Thomas Matijasic, MA ’78, Hagerhill, KY, discussed conflicting interpretations of Americans’ collective heritage in a guest column for The State Journal, a Frankfort, Kentucky, newspaper in June 2021. He received a doctorate in history in 1982 from Miami University of Ohio and has taught history at Big Sandy Community and Technical College in Prestonsburg, Kentucky, since 1983.


David Lucht, BS ’79, MBA ’84, Wilmington, NC, was appointed to the board of directors of Live Oak Bancshares (a financial holding company and parent company of Live Oak Bank) and of Live Oak Bank in February 2021.

Lucht is a founding member of the Live Oak Bank team and most recently served as executive vice president of credit. He retired in December 2020. He joined Live Oak in 2007 and helped design the bank’s approach to identifying and managing credit risk. He also helped shape the corporate culture of the company since its inception.

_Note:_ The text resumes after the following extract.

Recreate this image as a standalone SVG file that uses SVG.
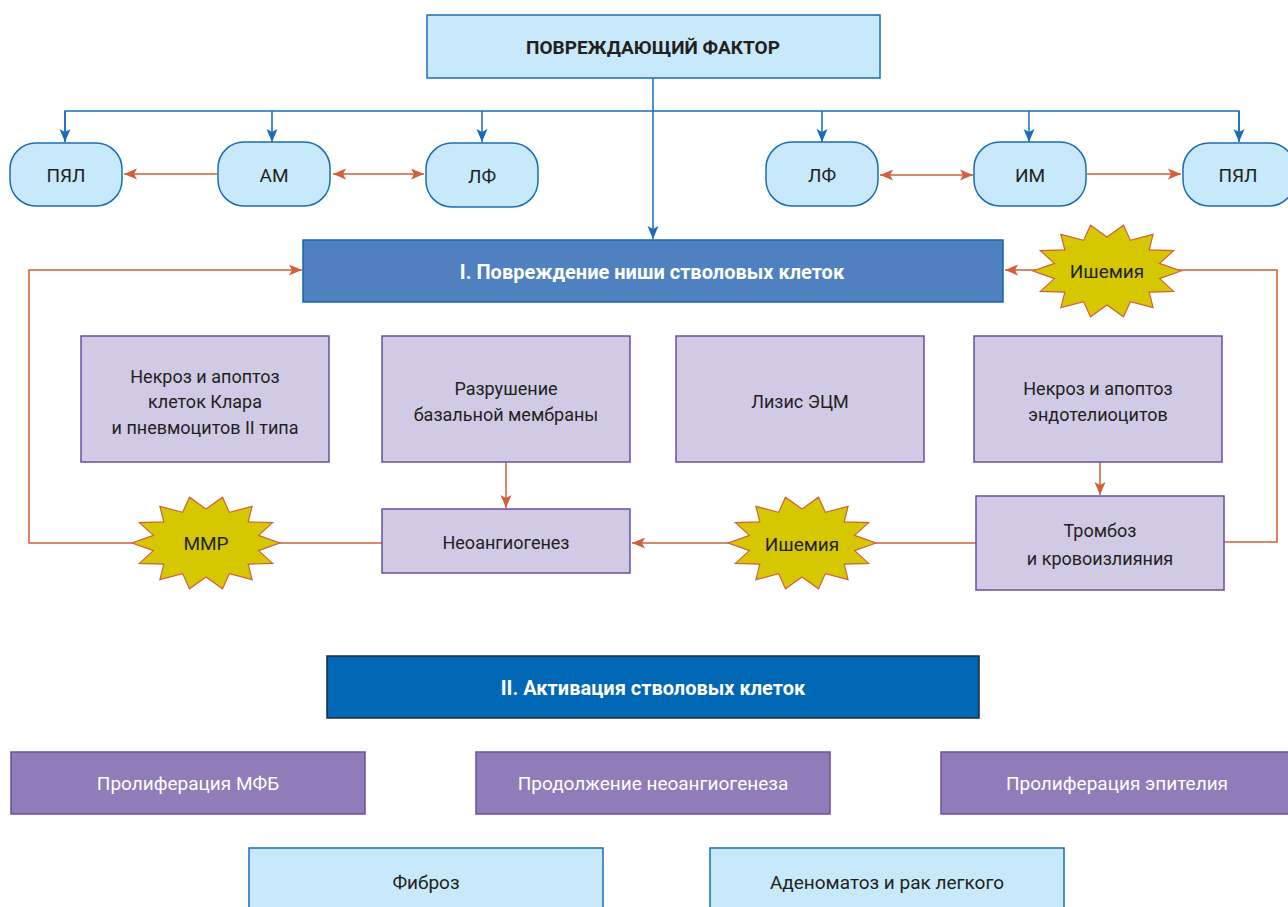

Prior to his career at Live Oak, he served as chief credit officer, executive vice president and director at the $10.5 billion First Merit Bank in Akron, Ohio, where he led a turnaround in credit culture and performance. Prior to First Merit, Lucht served as senior credit officer of National City Bank.


Larry Rudawsky, BA ’79Larry Rudawsky, BA ’79, Trenton, MI, has been hired as senior counsel at Barrett McNagny LLP, a law firm that serves clients in northern Indiana, western Ohio and southern Michigan. He had served as an attorney for a New York City firm and as vice president for a multistate trust company. He has a JD from Case Western Reserve University.